Now, we turn to the other book with "meltdown" in its title: The Two Trillion Dollar Meltdown: Easy Money, High Rollers, And the Great Credit Crash, by Charles R. Morris.  

Morris blames Wall Street and its fetish for creating mathematically mind-boggling derivative variations, like flavors of Baskin Robbins ice cream.  Herds of nerdish financial math gremlins were turned lose to wreak havoc on The Street with their infectious CCSs (collateralized cycloidic securities - I made that one up.)

"Residential mortgages became grist for quantitative portfolio management after they had been re-engineered into instruments that looked much like tradable bonds. The investment efficiencies generated large benefits for both investment banks and consumers but were quickly carried to dangerous extremes." (p. 58)   

Here's his perps list.

"All three of these trends - the shift of financial transactions to unregulated markets, the steady worsening of the Agency problem [which he defines as "the problem of ensuring that an employee, a contractor, or a company performing a service doesn't act against your interest"], and the pretense that all of finance can be mathematized - flowed together to create the great credit bubble of the 2000s." (p. 58)
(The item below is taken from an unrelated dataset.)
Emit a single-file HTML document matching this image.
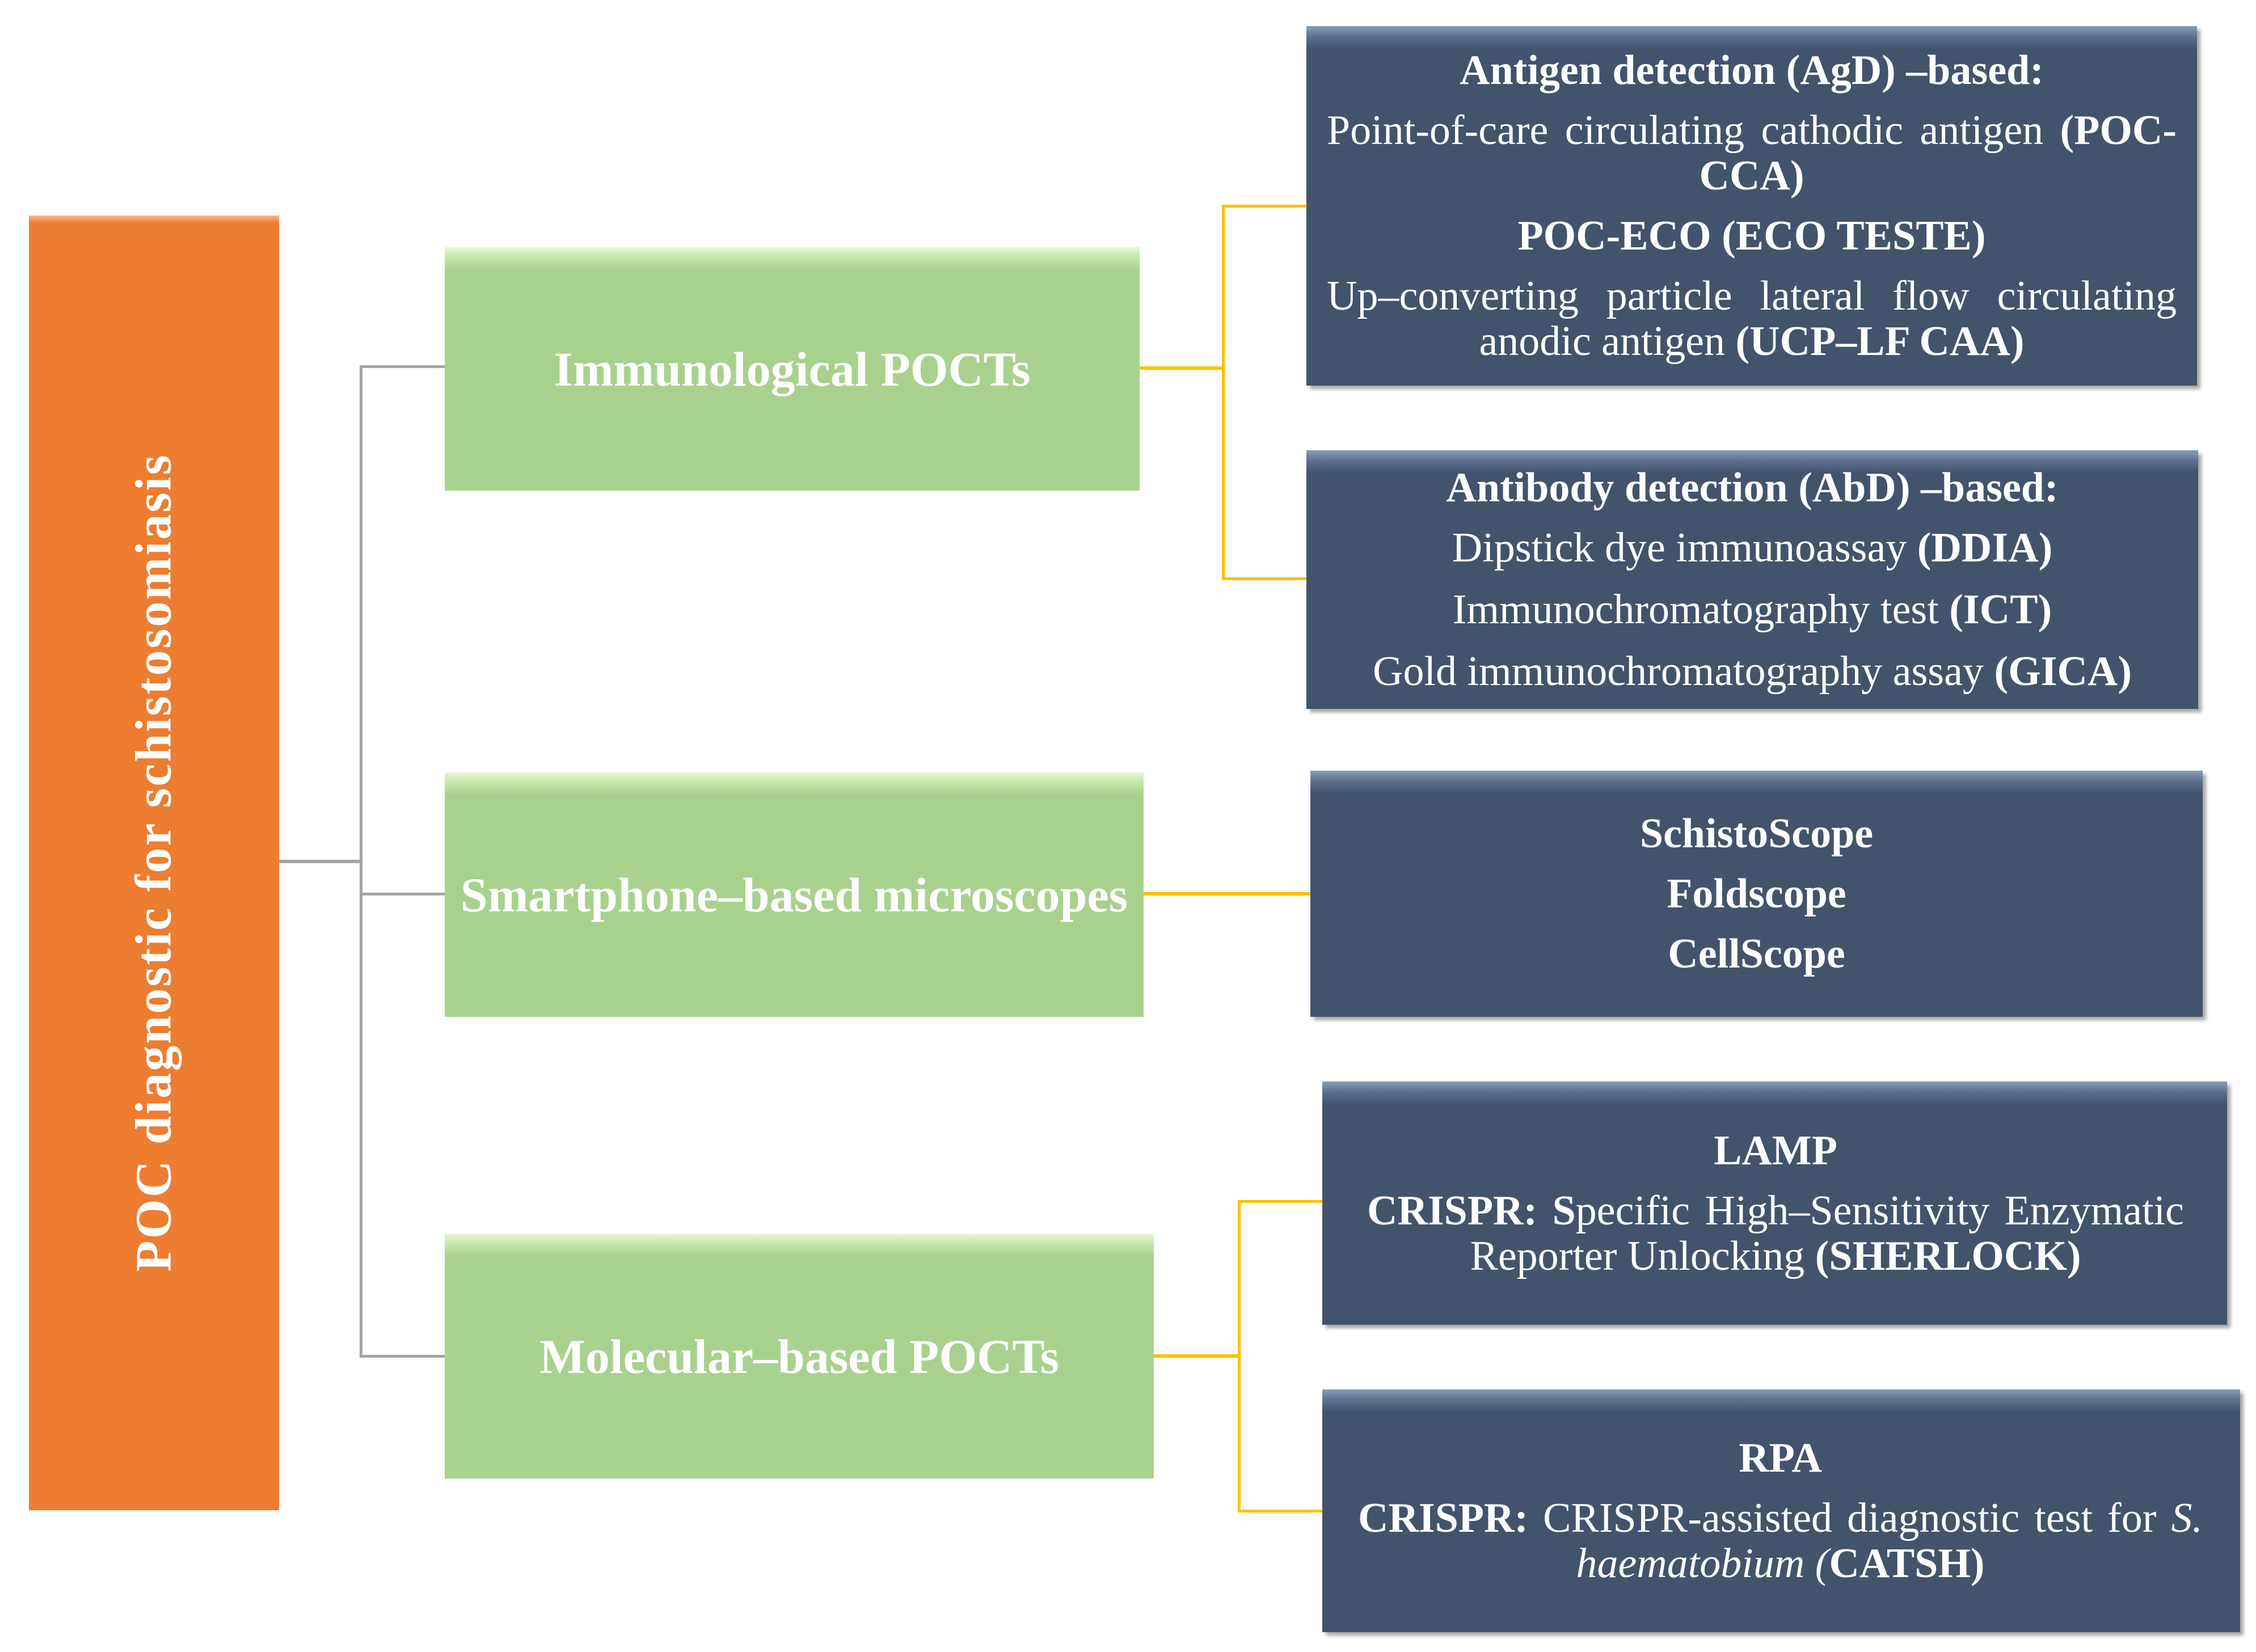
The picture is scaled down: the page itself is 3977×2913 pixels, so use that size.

Near the end of his book, Morris shoehorns in a discussion of wealth inequality, the need for investment in the country's infrastructure, and health care reform. (Where have we heard this before? Did I mention that, in the book's Foreword, Morris credits George Soros - who is bragging now about making $1.1bn during the recession - for helping him understand currencies?

His last paragraph reads:

"In other words it comes down to taste, and balance, and judgment. My personal belief is that the 1980s shift from a government-centric style of economic management toward a more markets-driven one was a critical factor in the American economy recovery of the 1980s and 1990s.  But the breadth of the current financial crash suggests that we've reached the point where it is market dogmatism that his become the problem, rather than the solution. And after a quarter-century run, it's time for the pendulum to swing in the other direction." (p. 177)    

So, according the Morris, the fix is more government regulation. What a surprise! And, he never mentions the Community Reinvestment Act, or the evil twins, Fannie & Freddie.

This brings us the climax at the mystery dinner-theater. The host asks:

"So who done it, folks? Was it:

(A) The self-assured, slick, 30-something greedy Wall Street Ivy League financier?

(B) The frumpy-suited, federal bureaucrat who consumes the people's money like a bowl of shelled pistachios at a comp bar?  Or,

(C) The self-serving elected politicians who hunger for power when what they lack most is intelligence and integrity?
"

How about a (D) for all of the above?